On 7/3/2025 2:54 AM, Paolo Bonzini wrote:
Il mer 2 lug 2025, 09:25 Xiaoyao Li <xiaoyao...@intel.com> ha scritto:

IIRC that's on rhel QEMU which ports the TDX code before it's merged
upstream. Now TDX is upstreamed, it works with upstream compat property
and I think future new compat property won't affect TDX or anything,
since it's compat property and it's to guarantee the existing behavior
when introducing new behavior?


It's a compat property that is only added by RHEL-specific machine types.
But the bug is not specific to RHEL, it just happens that no upstream
machine type has compat properties that overlap with TDX adjustments of
CPUID.

In general I don't see how the reverse order makes sense: the subclass
knows what the superclass does, so it can do the right thing if it runs
last; but the superclass cannot know what all of its subclasses do in
post_init, so it makes less sense to run it last.

I agree in general the parent to child order makes more sense,
especially when we treat .instance_init() as the phase 1 init and
.post_instance_init() as the phase 2 init.

But the original purpose of introducing .post_instance_init() was to
ensure qdev_prop_set_globals() is called at last for Device.
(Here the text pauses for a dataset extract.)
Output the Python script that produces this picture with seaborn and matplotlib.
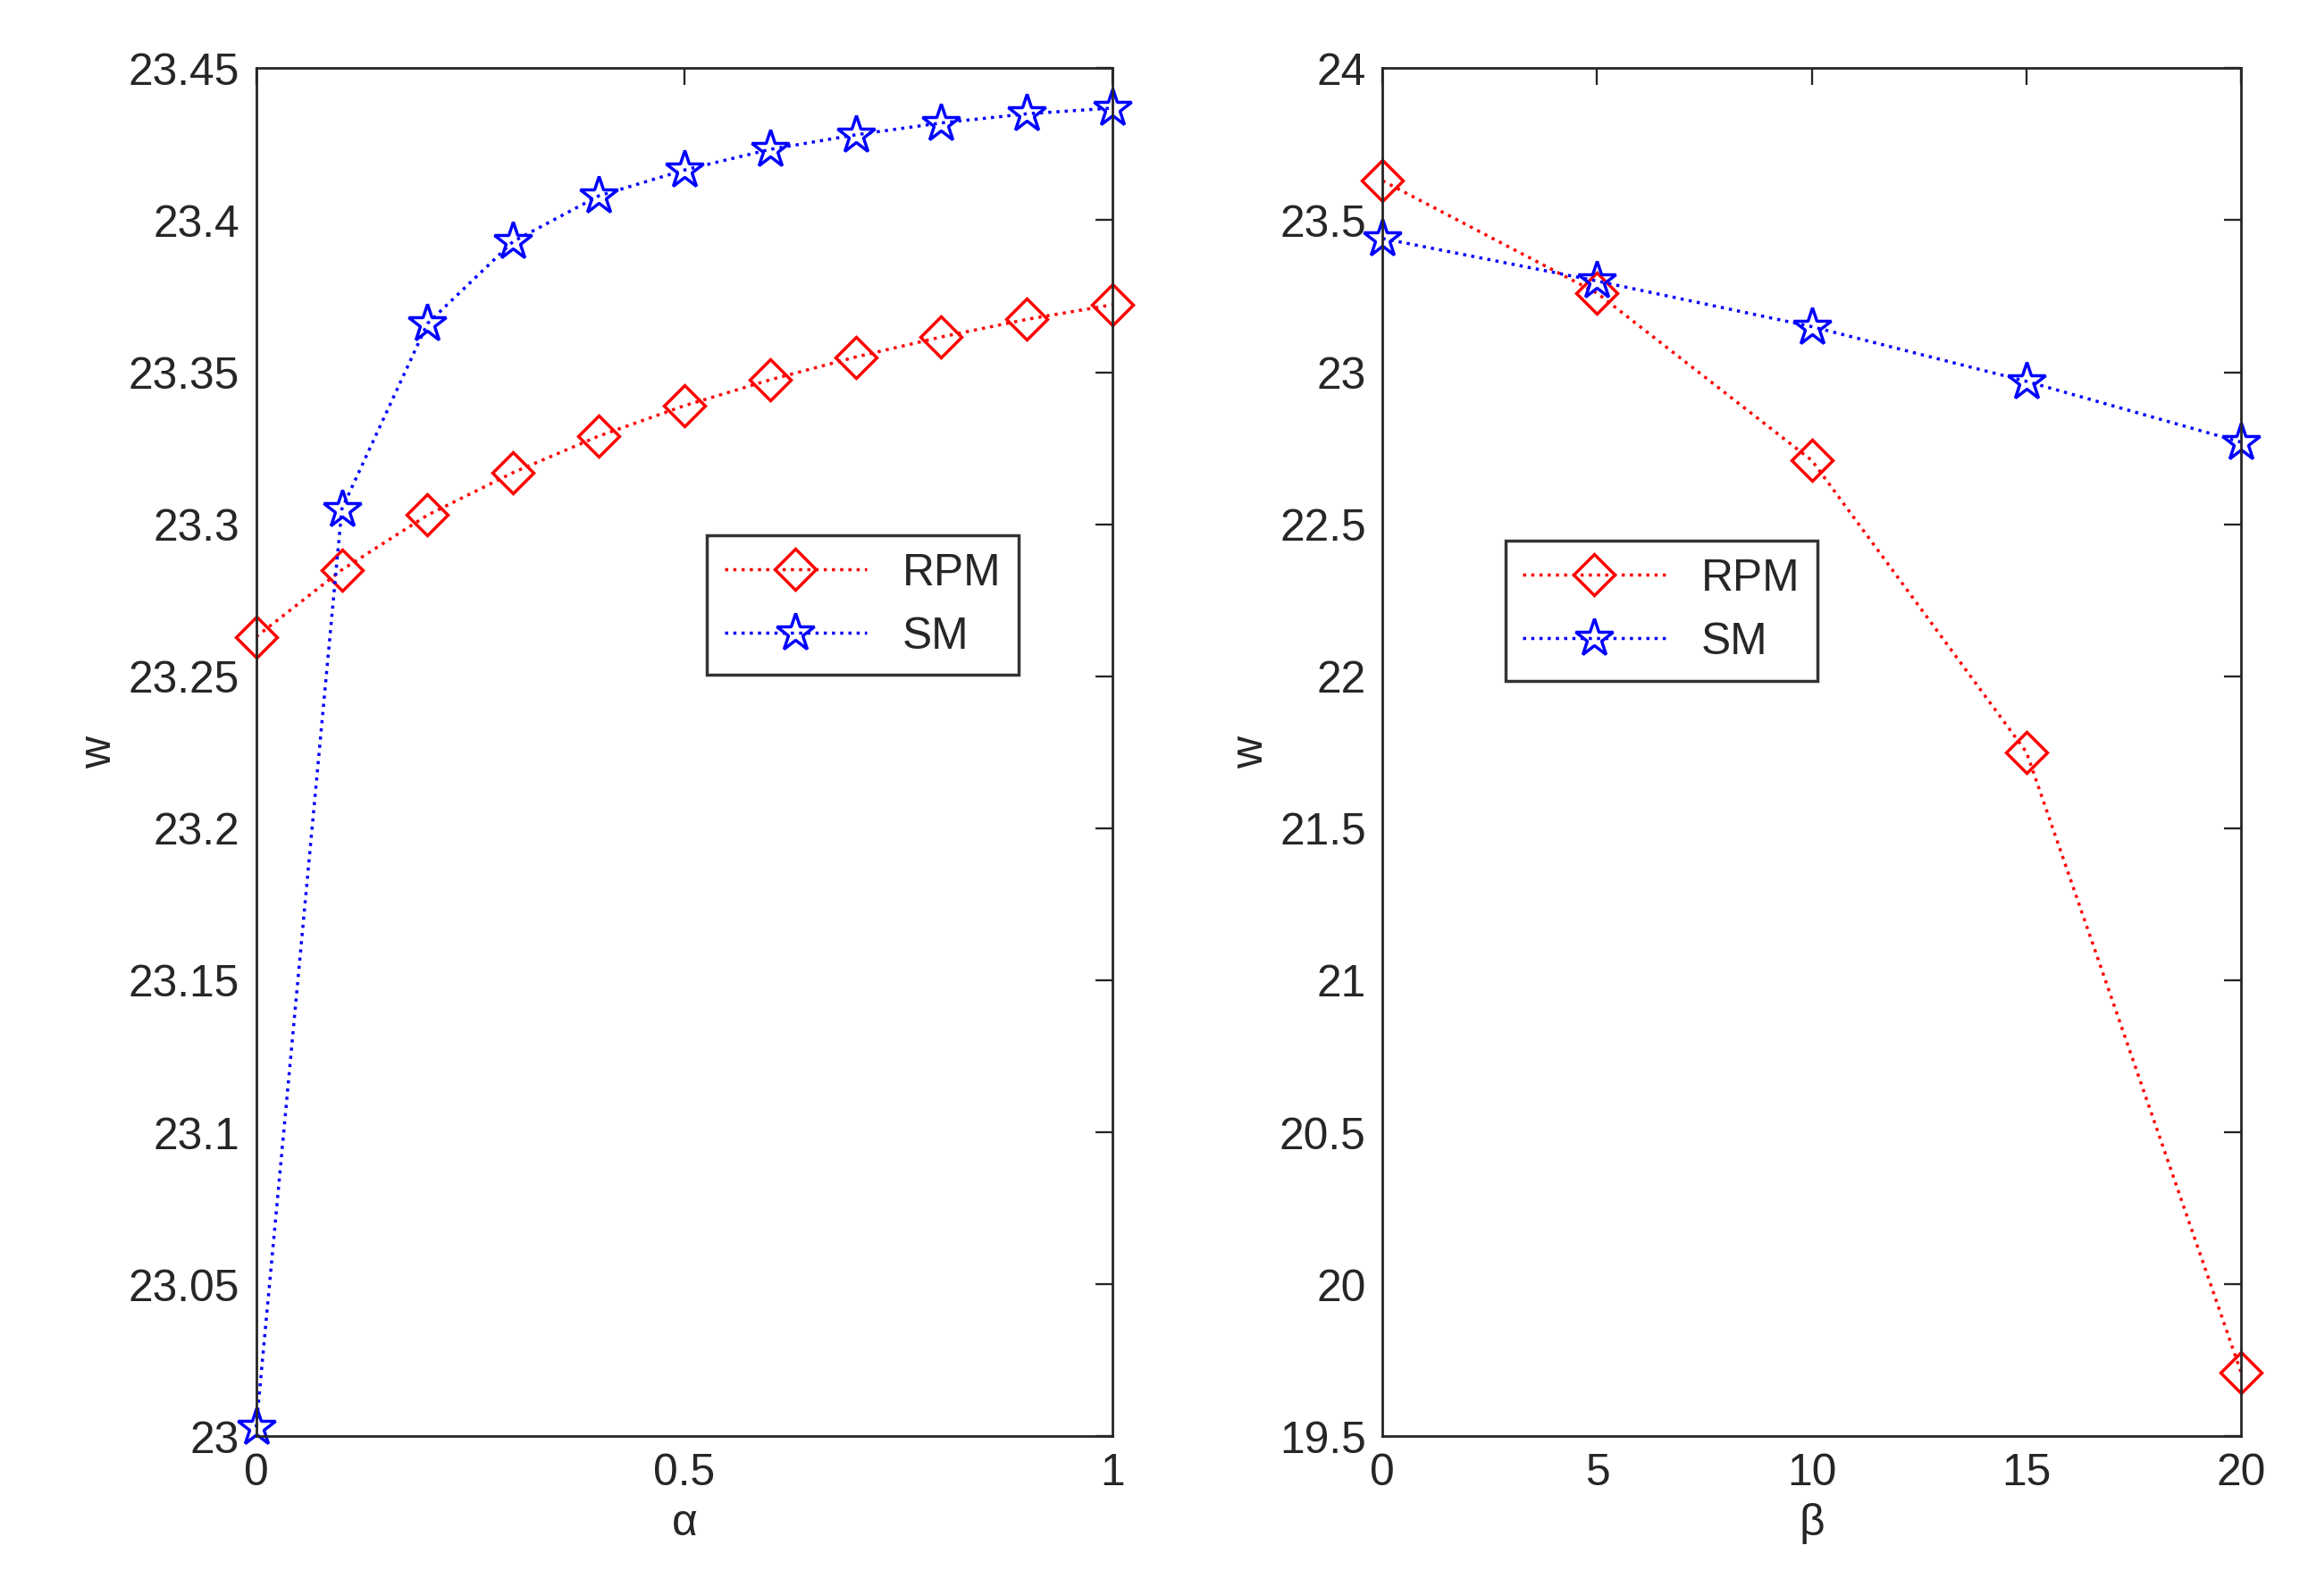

Reverse the
order breaks this purpose.


Not "last", but "after instance_init". Anything that happens in the child
class's instance_post_init can be moved at the end of instance_init, just
like the refactoring that I did for risc-v.

Move into the end of instance_init() can surely work. But it requires to split the code in instance_post_init() to different child's instance_init() or making sure the code in instance_post_init() is called at the end of each lowest child class.

Besides, it also leads to a rule that child of Device's .post_instance_init() needs to be careful about changing the property or anything that might affect the property, because it might break the usage of global properties.

This can surely work. But to me, it seems to make code worse not better.